According to a recent National Retail Federation (NRF) Holiday Consumer Spending Survey, nearly half of holiday shoppers say they haven’t started shopping yet. Instead, shoppers are waiting until Black Friday in the hopes of finding great promotions to maximize their spending power. In 2013, 248.7 million consumers shopped over the Thanksgiving weekend, with 92.1 million hitting the stores on Black Friday alone. To help manage the risk presented by such an influx of shoppers, NRF has released Effective Crowd Management Guidelines. Although these guidelines are useful for special events and promotions held throughout the year, they are particularly helpful in preparing for the upcoming busy holiday shopping season.
The guidelines provide detailed recommendations, but here are some general considerations to minimize potential issues:
• Proactively plan and prepare for special events.
• Have an emergency plan in place to address potential dangers, such as overcrowding, aggressive shoppers, violence, and inclement weather.
• Clearly communicate event details to employees and customers through the use of signage, stanchions/barriers, public announcements, and tickets or wristbands for limited or first-come, first-serve items.
• Manage customer expectations on wait time and product availability by keeping them informed of event status and traffic flow.
• If large crowds are expected at store opening, implement a staggered entry system that permits a set number of customers to enter at a time.
• Allow some open space between customers lined up to enter and the store entrance.
• Never block or lock exit doors and prop them open to decrease safety hazards. Provide an alternate entrance for customers with disabilities.
• Strategically place high-demand items throughout the store to disperse the crowd and better manage traffic flow. Plan for merchandise replenishment.
• Contact local law enforcement if large crowds are expected and arrange for additional security personnel.
• Review relevant policies and procedures with employees well in advance of an event and reiterate these items on the day of the event.
• Designate knowledgeable employees solely to communicate with customers and attempt to resolve issues.
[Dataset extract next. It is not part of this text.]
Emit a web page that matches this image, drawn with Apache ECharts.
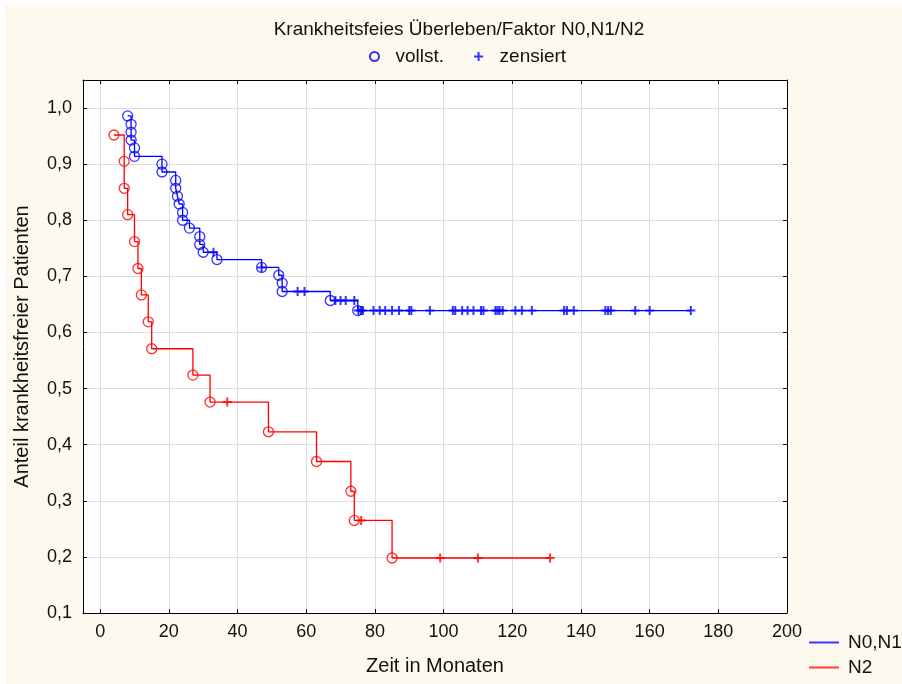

Empower these employees to resolve issues without the need to consult another team member.
• Appoint several management team members as emergency contacts and communicate to employees to importance of contacting these team members in the event of an emergency, such as a guest injury or overly aggressive customer.
• Train employees about event details and promotional items, including merchandise placement and timing of special/hourly promotions.
• For a large scale event, conduct a dress rehearsal in advance.
NRF is a respected industry organization. A customer involved in a personal injury or loss prevention-type incident during a high-traffic special event or promotion could rely on NRF guidelines as evidence of the standard of care in a lawsuit. Therefore, it is important to manage risk from the outset by being familiar with the guidelines and incorporating them into your special event or promotion where appropriate.
NRF’s Effective Crowd Management Guidelines can be found at nrf.com/resources/retail-safety/crowd-management.